On fears of a recession, the Sensex and Nifty join the global stock rally

India’s stock market began lower, reflecting the decline in broader Asian stocks, which reached their lowest level in two years.


The global recession risks, a resurgence of COVID-19 in China, and the war on the outskirts of Europe that is engulfing the entire world in an energy crisis are what caused Indian equity benchmarks to open lower on Monday. These stocks, which track broader Asian stocks, fell to their lowest levels in two years.

While the larger NSE Nifty was down more than 0.5%, the 30-share BSE benchmark dropped more than 300 points.

The Nikkei in Japan lost about 2%, while the largest MSCI index of Asia-Pacific shares outside of Japan sank to its lowest level in two years.


“Caution will be the buzzword for today’s trading as overnight US benchmark indices faltered while SGX Nifty and other Asian gauges too have retreated sharply in early trades,” said Prashanth Tapse, Vice President for Research at Mehta Equities.

The dollar index, which measures the value of one currency against a basket of six others, increased to 108.47, the highest level since October 2002, demonstrating the capital flight from assets denominated in virtually every other currency and into the safe-haven dollar.
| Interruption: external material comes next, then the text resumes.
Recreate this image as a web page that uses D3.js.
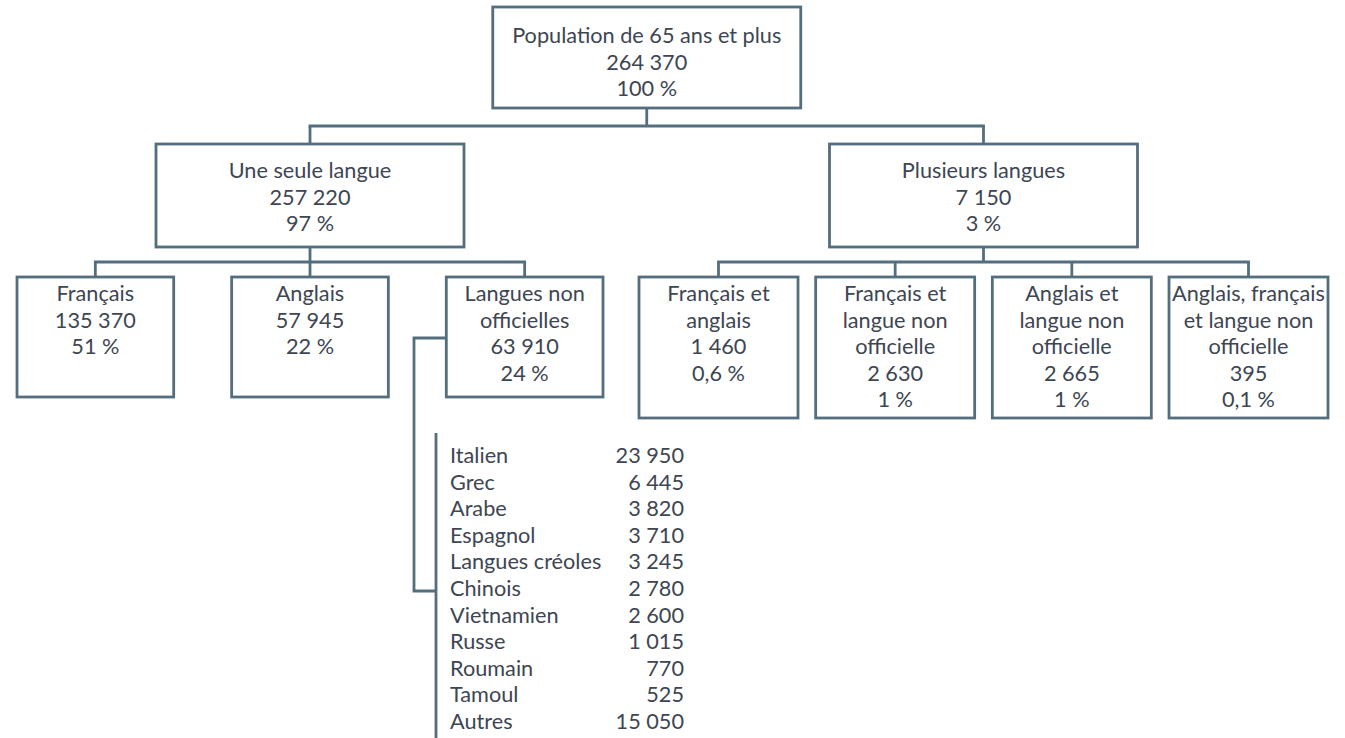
<!DOCTYPE html>
<html><head><meta charset="utf-8">
<script src="https://cdn.jsdelivr.net/npm/d3@7"></script>
<style>body{margin:0;background:#fff}</style>
</head><body><svg id="c" width="1345" height="738"></svg>
<script>
// ---- data ----
const nodeIds = ["root","une","plus","fr","en","nonoff","fren","frnon","ennon","enfrnon"];
const nodeParents = [null,"root","root","une","une","une","plus","plus","plus","plus"];
const nodeLabels = [["Population de 65 ans et plus"],["Une seule langue"],["Plusieurs langues"],["Français"],["Anglais"],["Langues non","officielles"],["Français et","anglais"],["Français et","langue non","officielle"],["Anglais et","langue non","officielle"],["Anglais, français","et langue non","officielle"]];
const nodeValues = [264370,257220,7150,135370,57945,63910,1460,2630,2665,395];
const nodePercents = [100,97,3,51,22,24,0.6,1,1,0.1];
const otherLanguages = ["Italien","Grec","Arabe","Espagnol","Langues créoles","Chinois","Vietnamien","Russe","Roumain","Tamoul","Autres"];
const otherValues = [23950,6445,3820,3710,3245,2780,2600,1015,770,525,15050];

// ---- style / layout ----
const LINE = "#546e7e", TEXT = "#3d4652", FONT = "Lato, 'Open Sans', sans-serif", FS = 21.7, SW = 2.8, LH = 26.6;
const loc = d3.formatLocale({decimal: ",", thousands: "\u00a0", grouping: [3], currency: ["", ""]});
const fmtN = loc.format(","), fmtP = loc.format("~g");

const svg = d3.select("#c");
const rows = nodeIds.map((id, i) => ({id, parent: nodeParents[i], labels: nodeLabels[i], value: nodeValues[i], pct: nodePercents[i]}));
const root = d3.stratify().id(d => d.id).parentId(d => d.parent)(rows);

const levelTop = d3.scaleOrdinal().domain([0,1,2]).range([7,144,277]);
const levelFirst = d3.scaleOrdinal().domain([0,1,2]).range([28,26,16]);
const innerW = 308;

const une = root.children[0], plus = root.children[1];
const xLeft = d3.scaleBand().domain(une.children.map(d => d.id)).range([17,603]).paddingInner(0.27);
const xRight = d3.scaleBand().domain(plus.children.map(d => d.id)).range([639,1328]).paddingInner(0.1);
une.children.forEach(d => { d.x0 = xLeft(d.id); d.x1 = d.x0 + xLeft.bandwidth(); d.h = 120; });
plus.children.forEach(d => { d.x0 = xRight(d.id); d.x1 = d.x0 + xRight.bandwidth(); d.h = 141; });
root.eachAfter(d => {
  if (d.children) {
    const a = d.children[0], b = d.children[d.children.length-1];
    const c = ((a.x0 + a.x1) / 2 + (b.x0 + b.x1) / 2) / 2;
    d.x0 = c - innerW / 2; d.x1 = c + innerW / 2; d.h = d.depth === 0 ? 101 : 103;
  }
});
root.each(d => { d.cx = (d.x0 + d.x1) / 2; d.y0 = levelTop(d.depth); d.y1 = d.y0 + d.h; });

// connectors
const gLines = svg.append("g").attr("fill", "none").attr("stroke", LINE).attr("stroke-width", SW);
root.each(d => {
  if (!d.children) return;
  const mid = (d.y1 + d.children[0].y0) / 2;
  const first = d.children[0].cx, last = d.children[d.children.length-1].cx;
  gLines.append("line").attr("x1", d.cx).attr("x2", d.cx).attr("y1", d.y1).attr("y2", mid);
  gLines.append("line").attr("x1", first).attr("x2", last).attr("y1", mid).attr("y2", mid).attr("stroke-linecap", "square");
  d.children.forEach(c => gLines.append("line").attr("x1", c.cx).attr("x2", c.cx).attr("y1", mid).attr("y2", c.y0));
});

// boxes
const nodes = svg.append("g").selectAll("g").data(root.descendants()).join("g");
nodes.append("rect").attr("x", d => d.x0).attr("y", d => d.y0).attr("width", d => d.x1 - d.x0).attr("height", d => d.h)
  .attr("fill", "#fff").attr("stroke", LINE).attr("stroke-width", SW);
nodes.each(function(d) {
  const lines = d.data.labels.concat([fmtN(d.data.value), fmtP(d.data.pct) + "\u00a0%"]);
  d3.select(this).selectAll("text").data(lines).join("text")
    .attr("x", d.cx).attr("y", (t, i) => d.y0 + levelFirst(d.depth) + i * LH)
    .attr("text-anchor", "middle").attr("dominant-baseline", "central")
    .attr("font-family", FONT).attr("font-size", FS).attr("fill", TEXT).text(t => t);
});

// list of non-official languages
const nonoff = root.find(d => d.id === "nonoff");
const yList = d3.scalePoint().domain(otherLanguages).range([455, 455 + LH * (otherLanguages.length - 1)]);
const listX = 436, bracketX = 414;
const joinY = nonoff.y0 + 61, hookY = yList("Chinois") + 3;
gLines.append("path").attr("d", `M${nonoff.x0},${joinY}H${bracketX}V${hookY}H${listX}`);
gLines.append("line").attr("x1", listX).attr("x2", listX).attr("y1", 433).attr("y2", 740);
const gl = svg.append("g").attr("font-family", FONT).attr("font-size", FS).attr("fill", TEXT).attr("dominant-baseline", "central");
gl.selectAll("text.n").data(otherLanguages).join("text").attr("class", "n").attr("x", 450).attr("y", d => yList(d)).text(d => d);
gl.selectAll("text.v").data(otherValues).join("text").attr("class", "v").attr("x", 684).attr("text-anchor", "end")
  .attr("y", (d, i) => yList(otherLanguages[i])).text(d => fmtN(d));
</script></body></html>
“Risk-off sentiment is dominating global markets,” Yuting Shao, Macro Strategist at State Street Global Markets, told Reuters.

Due to the volatility of the financial markets this year, the modest advances Indian stocks made at the end of Monday appear to be a one-off event rather than a longer-term trend.

Again falling hard against the dollar, the rupee hit a fresh record low of 79.58 just before the rate reached 80.

Investors’ attention will be on macrodata, according to Reuters, which includes the consumer price index from the United States on Wednesday and India’s retail inflation number due later in the day.

Increases in interest rates would continue if inflation rose sharply.

In the meantime, the Reserve Bank of India (RBI) unveiled a payment system for rupee settlements in international trade, with previous bank permission.